NEW DELHI – Former prime minister of India, Atal Bihari Vajpayee passed away on Thursday at a hospital in capital New Delhi, according to reports in India media.
The 93-year-old was admitted to All India Institutes of Medical Sciences (AIIMS) on 11 June this year in a critical condition and had been at the facility since then. Vajpayee was suffering from urinary tract infection, lower respiratory tract infection and kidney problems.
“Atal Bihari Vajpayee has been admitted for the last nine weeks at AIIMS. His condition has worsened over the last 24 hours,” a press statement issued by AIIMS on Wednesday said. “His condition is critical and he is on life support system,” it further said.

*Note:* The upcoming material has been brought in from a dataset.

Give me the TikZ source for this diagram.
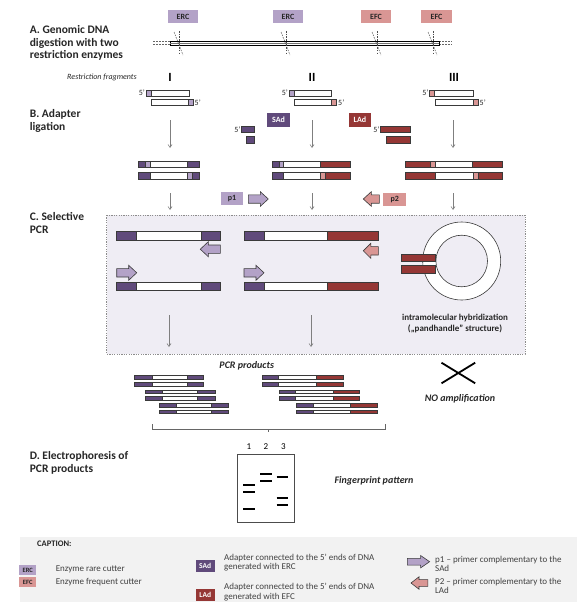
\documentclass[tikz,border=0pt]{standalone}
\usepackage{fontspec}
\setmainfont{Carlito}
\usetikzlibrary{arrows.meta}
\definecolor{ercC}{HTML}{B3A2C7}
\definecolor{efcC}{HTML}{D99694}
\definecolor{sadC}{HTML}{604A7B}
\definecolor{ladC}{HTML}{953735}
\definecolor{boxbg}{HTML}{EFEDF4}
\definecolor{capbg}{HTML}{F2F2F2}
\definecolor{hdrcol}{HTML}{262626}
\definecolor{capcol}{HTML}{404040}
\definecolor{edge}{HTML}{3A3A3A}
\definecolor{arrcol}{HTML}{7F7F7F}
\newcommand{\dseg}[5]{\draw[seg,fill=#5] (#1,#3) rectangle (#2,#4);}
\newcommand{\primer}[8]{\draw[primline,fill=#8] (#1,#2-#6) -- ({#1+(#3)*(#4-#5)},#2-#6) -- ({#1+(#3)*(#4-#5)},#2-#7) -- ({#1+(#3)*(#4)},#2) -- ({#1+(#3)*(#4-#5)},#2+#7) -- ({#1+(#3)*(#4-#5)},#2+#6) -- (#1,#2+#6) -- cycle;}
\tikzset{
  seg/.style={draw=edge,line width=0.6pt},
  thinseg/.style={draw=edge,line width=0.45pt},
  primline/.style={draw=edge,line width=0.6pt,line join=miter},
  hdr/.style={font=\bfseries\fontsize{11.5}{12.6}\selectfont,align=left,anchor=west,text=hdrcol,inner sep=0pt},
  ibig/.style={font=\bfseries\itshape\fontsize{10}{12}\selectfont,text=hdrcol,inner sep=0pt},
  tag/.style={font=\bfseries\fontsize{8}{9}\selectfont,minimum width=#1,minimum height=13.3pt,inner sep=0pt},
  tag/.default=22.5pt,
  five/.style={font=\fontsize{8}{9}\selectfont,inner sep=0.5pt,text=hdrcol},
  dnarrow/.style={draw=arrcol,line width=0.6pt,-{Straight Barb[length=3pt,width=4pt]}},
  cut/.style={draw=black!70,line width=0.5pt,dash pattern=on 1.6pt off 1.1pt},
  capt/.style={font=\fontsize{9}{9.3}\selectfont,align=left,anchor=west,text=capcol,inner sep=0pt},
  captag/.style={font=\bfseries\fontsize{6.5}{7}\selectfont,minimum width=16.7pt,minimum height=10pt,inner sep=0pt},
  band/.style={line width=2pt,draw=black},
  roman/.style={font=\bfseries\fontsize{12.5}{13}\selectfont,inner sep=0pt},
}
\begin{document}
\begin{tikzpicture}[x=1pt,y=-1pt]
\useasboundingbox (0,0) rectangle (577,602);
% backgrounds
\fill[capbg] (20,536.5) rectangle (577,602);
\draw[fill=boxbg,draw=black!45,line width=0.7pt,dash pattern=on 1.2pt off 1.2pt] (106.7,215) rectangle (525,354);

% ---------- A ----------
\node[hdr] (hA) at (29.6,43) {A. Genomic DNA\\digestion with two\\restriction enzymes};
\node[tag=29.6pt,fill=ercC,text=hdrcol] (erc1) at (183,16.5) {ERC};
\node[tag=29.6pt,fill=ercC,text=hdrcol] (erc2) at (288,16.5) {ERC};
\node[tag=29.6pt,fill=efcC,text=hdrcol] (efc1) at (376,16.5) {EFC};
\node[tag=30.5pt,fill=efcC,text=hdrcol] (efc2) at (436.5,16.5) {EFC};
\draw[black!60,line width=0.6pt,dash pattern=on 2pt off 1pt] (153,41.6) -- (170,41.6) (153,44.6) -- (170,44.6) (439,41.6) -- (452,41.6) (439,44.6) -- (452,44.6);
\draw[fill=white,draw=black,line width=0.8pt] (170,41) rectangle (439,45.3);
\draw[black!55,line width=0.8pt] (170,43.2) -- (439,43.2);
\foreach \c in {179,286,377,433}{
  \draw[cut] (\c,31) -- (\c,53);
  \draw[cut] (\c-5,32) -- (\c+4,55);
}
\node[font=\itshape\fontsize{8}{9}\selectfont,text=hdrcol,inner sep=0pt] (rf) at (102,77) {Restriction fragments};
\node[roman] (n1) at (170,77) {I};
\node[roman] (n2) at (312,77) {II};
\node[roman] (n3) at (454,77) {III};

% fragments
\dseg{146}{189}{90}{96}{white}\dseg{146}{151}{90}{96}{ercC}
\dseg{151}{193}{99.5}{105.5}{white}\dseg{188}{193}{99.5}{105.5}{ercC}
\node[five,anchor=east] (f1a) at (145.5,92.5) {5’};
\node[five,anchor=west] (f1b) at (194,102.5) {5’};
\dseg{289}{331.5}{90}{96}{white}\dseg{289}{294}{90}{96}{ercC}
\dseg{294.5}{336.5}{99.5}{105.5}{white}\dseg{331.5}{336.5}{99.5}{105.5}{efcC}
\node[five,anchor=east] (f2a) at (288.5,92.5) {5’};
\node[five,anchor=west] (f2b) at (337.5,102.5) {5’};
\dseg{429.5}{473}{90}{96}{white}\dseg{429.5}{434.5}{90}{96}{efcC}
\dseg{435}{478}{99.5}{105.5}{white}\dseg{473}{478}{99.5}{105.5}{efcC}
\node[five,anchor=east] (f3a) at (429,92.5) {5’};
\node[five,anchor=west] (f3b) at (479,102.5) {5’};

% ---------- B ----------
\node[hdr] (hB) at (29.6,121) {B. Adapter\\ligation};
\foreach \x/\n in {170/1,312/2,453/3}{
  \coordinate (b\n s) at (\x,120); \coordinate (b\n e) at (\x,148);
  \draw[dnarrow] (b\n s) -- (b\n e);
  \coordinate (c\n s) at (\x,193); \coordinate (c\n e) at (\x,210);
  \draw[dnarrow] (c\n s) -- (c\n e);
}
\node[tag=22.2pt,fill=sadC,text=white] (sad) at (278.5,120) {SAd};
\node[tag=22.2pt,fill=ladC,text=white] (lad) at (360,120) {LAd};
\dseg{241.5}{254}{126}{132.5}{sadC}\dseg{246.5}{254}{136.5}{143}{sadC}
\node[five,anchor=east] (s5) at (241,129.5) {5’};
\dseg{380.5}{410.5}{126}{132.5}{ladC}\dseg{386}{410.5}{136.5}{143}{ladC}
\node[five,anchor=east] (l5) at (380,129.5) {5’};

% ligated I
\dseg{138.5}{145}{161}{167.5}{sadC}\dseg{145}{150}{161}{167.5}{ercC}\dseg{150}{187.5}{161}{167.5}{white}\dseg{187.5}{199}{161}{167.5}{sadC}
\dseg{138.5}{150}{172.5}{179}{sadC}\dseg{150}{187.5}{172.5}{179}{white}\dseg{187.5}{192}{172.5}{179}{ercC}\dseg{192}{199}{172.5}{179}{sadC}
% ligated II
\dseg{272}{279}{161}{167.5}{sadC}\dseg{279}{283.5}{161}{167.5}{ercC}\dseg{283.5}{320}{161}{167.5}{white}\dseg{320}{350.5}{161}{167.5}{ladC}
\dseg{272}{283.5}{172.5}{179}{sadC}\dseg{283.5}{320.5}{172.5}{179}{white}\dseg{320.5}{325}{172.5}{179}{efcC}\dseg{325}{350.5}{172.5}{179}{ladC}
% ligated III
\dseg{405.5}{430.5}{161}{167.5}{ladC}\dseg{430.5}{435}{161}{167.5}{efcC}\dseg{435}{472}{161}{167.5}{white}\dseg{472}{502}{161}{167.5}{ladC}
\dseg{405.5}{435}{172.5}{179}{ladC}\dseg{435}{473}{172.5}{179}{white}\dseg{473}{478}{172.5}{179}{efcC}\dseg{478}{502}{172.5}{179}{ladC}

% ---------- C ----------
\node[hdr] (hC) at (29.6,223) {C. Selective\\PCR};
\node[tag,fill=ercC,text=hdrcol] (p1) at (232,198.3) {p1};
\primer{248.3}{199}{1}{20}{8}{4.2}{7.3}{ercC}
\primer{379.3}{199}{-1}{16}{8}{4.2}{7.3}{efcC}
\node[tag,fill=efcC,text=hdrcol] (p2) at (394.7,199.3) {p2};

% PCR I
\dseg{116.7}{136.7}{231.7}{240}{sadC}\dseg{136.7}{201}{231.7}{240}{white}\dseg{201}{220.7}{231.7}{240}{sadC}
\primer{220.3}{249.2}{-1}{20}{8}{4.2}{7.5}{ercC}
\primer{116.7}{272.8}{1}{20}{8}{4.2}{7.5}{ercC}
\dseg{116.7}{136.7}{282.3}{290.7}{sadC}\dseg{136.7}{201}{282.3}{290.7}{white}\dseg{201}{220.7}{282.3}{290.7}{sadC}
% PCR II
\dseg{244}{264}{231.7}{240}{sadC}\dseg{264}{327.7}{231.7}{240}{white}\dseg{327.7}{378.3}{231.7}{240}{ladC}
\primer{378.3}{250.8}{-1}{15}{7.5}{4.2}{7.5}{efcC}
\primer{244}{272.8}{1}{20}{8}{4.2}{7.5}{ercC}
\dseg{244}{264}{282.3}{290.7}{sadC}\dseg{264}{327.7}{282.3}{290.7}{white}\dseg{327.7}{378.3}{282.3}{290.7}{ladC}
% pandhandle
\draw[seg,fill=white,even odd rule] (461.7,261) circle (39pt) (461.7,261) circle (25.8pt);
\dseg{401}{435.7}{254}{261.7}{ladC}
\dseg{401}{435.7}{265}{273.3}{ladC}
\node[font=\bfseries\fontsize{9}{10.7}\selectfont,align=center,text=hdrcol,inner sep=0pt] (ph) at (455,323.7) {intramolecular hybridization\\(„pandhandle” structure)};
\coordinate (d1s) at (169,315); \coordinate (d1e) at (169,347);
\coordinate (d2s) at (311,315); \coordinate (d2e) at (311,347);
\draw[dnarrow] (d1s) -- (d1e);
\draw[dnarrow] (d2s) -- (d2e);

% PCR products
\node[ibig] (pp) at (246.7,365.7) {PCR products};
\foreach \ya/\yb/\xa/\xb/\xc/\xd in {375.7/379.2/134.4/151.9/187/203.7, 382.3/385.8/134.4/151.9/187/203.7, 390/393.5/145.6/162.2/197.4/214.8, 396.7/400.2/145.6/162.2/197.4/214.8, 403.3/406.8/159.3/176/211/228.5, 410/413.5/159.3/176/211/228.5}{
  \draw[thinseg,fill=sadC] (\xa,\ya) rectangle (\xb,\yb);
  \draw[thinseg,fill=white] (\xb,\ya) rectangle (\xc,\yb);
  \draw[thinseg,fill=sadC] (\xc,\ya) rectangle (\xd,\yb);
}
\foreach \ya/\yb/\xa/\xb/\xc/\xd in {375.7/379.2/262.2/278.5/316.7/343, 382.3/385.8/262.2/278.5/316.7/343, 390/393.5/278.9/295.6/333.3/359.3, 396.7/400.2/278.9/295.6/333.3/359.3, 403.3/406.8/296.3/313/350.7/377, 410/413.5/296.3/313/350.7/377}{
  \draw[thinseg,fill=sadC] (\xa,\ya) rectangle (\xb,\yb);
  \draw[thinseg,fill=white] (\xb,\ya) rectangle (\xc,\yb);
  \draw[thinseg,fill=ladC] (\xc,\ya) rectangle (\xd,\yb);
}
\draw[line width=1.8pt,black] (441.5,362.7) -- (475.2,383.3) (441.5,383.3) -- (475.2,362.7);
\node[ibig] (noamp) at (460,398.3) {NO amplification};
\draw[black!60,line width=0.7pt] (152,424) -- (152,429) -- (385,429) -- (385,424);
\draw[black!60,line width=0.7pt] (268.5,429) -- (268.5,432);

% ---------- D ----------
\node[hdr] (hD) at (29.6,463) {D. Electrophoresis of\\PCR products};
\node[font=\fontsize{9}{10}\selectfont,inner sep=0pt] (l1) at (249,446.7) {1};
\node[font=\fontsize{9}{10}\selectfont,inner sep=0pt] (l2) at (266,446.7) {2};
\node[font=\fontsize{9}{10}\selectfont,inner sep=0pt] (l3) at (283.3,446.7) {3};
\draw[draw=black!70,line width=0.6pt] (237,454) rectangle (294.4,522.3);
\foreach \y in {485,491.7,509}{\draw[band] (243.3,\y) -- (254.8,\y);}
\foreach \y in {474.3,481}{\draw[band] (260,\y) -- (271.5,\y);}
\foreach \y in {477.3,498.3,505}{\draw[band] (276.7,\y) -- (287.8,\y);}
\node[ibig] (fp) at (374,481) {Fingerprint pattern};

% ---------- caption ----------
\node[font=\bfseries\fontsize{8.5}{9}\selectfont,anchor=west,text=hdrcol,inner sep=0pt] (cap) at (37,544) {CAPTION:};
\node[captag,fill=ercC,text=hdrcol] (cerc) at (27.7,570) {ERC};
\node[captag,fill=efcC,text=hdrcol] (cefc) at (27.7,582) {EFC};
\node[capt] (terc) at (55.6,569.3) {Enzyme rare cutter};
\node[capt] (tefc) at (55.6,581.7) {Enzyme frequent cutter};
\node[captag,fill=sadC,text=white,minimum width=19.2pt,minimum height=11.7pt,font=\bfseries\fontsize{7.5}{8}\selectfont] (csad) at (205.2,565.8) {SAd};
\node[captag,fill=ladC,text=white,minimum width=19.2pt,minimum height=11.7pt,font=\bfseries\fontsize{7.5}{8}\selectfont] (clad) at (205.2,594.7) {LAd};
\node[capt] (tsad) at (224,562.8) {Adapter connected to the 5’ ends of DNA\\generated with ERC};
\node[capt] (tlad) at (224,592.2) {Adapter connected to the 5’ ends of DNA\\generated with EFC};
\primer{407.4}{561.7}{1}{22.2}{9}{3.4}{6.2}{ercC}
\primer{427.8}{583}{-1}{16.8}{8}{3.4}{6.2}{efcC}
\node[capt] (tp1) at (435,564.2) {p1 – primer complementary to the\\SAd};
\node[capt] (tp2) at (435,586.2) {P2 – primer complementary to the\\LAd};
\end{tikzpicture}
\end{document}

A team of eight doctors was actively involved in the treatment of the three-time prime minister.
The BJP leader was the oldest living former Indian prime minister. Vajpayee had undergone knee replacement surgery at Breach Candy Hospital in Mumbai in 2001 and suffered a stroke in 2009 that impaired his speech. He was also suffering from diabetes and dementia.
A founding member of the Bharatiya Jana Sangh, a precursor of the Bharatiya Janata Party (BJP), and a parliamentarian for four decades, Vajpayee is the first non-Congress leader to have completed a five-year term (1999-2004) as India’s prime minister.
During his second term, from 1998 to 1999, India conducted the second Pokhran nuclear tests (May 1998) and Vajpayee attended the Lahore summit (February 1999) where he travelled to Pakistan in a bus for establishing full-fledged diplomatic relations with the country.
The BJP-led National Democratic Alliance returned to power in the aftermath of the Kargil war with 303 seats in the Lok Sabha, and Vajpayee was chosen prime minister again.
Vajpayee never married and has an adopted daughter, Namita.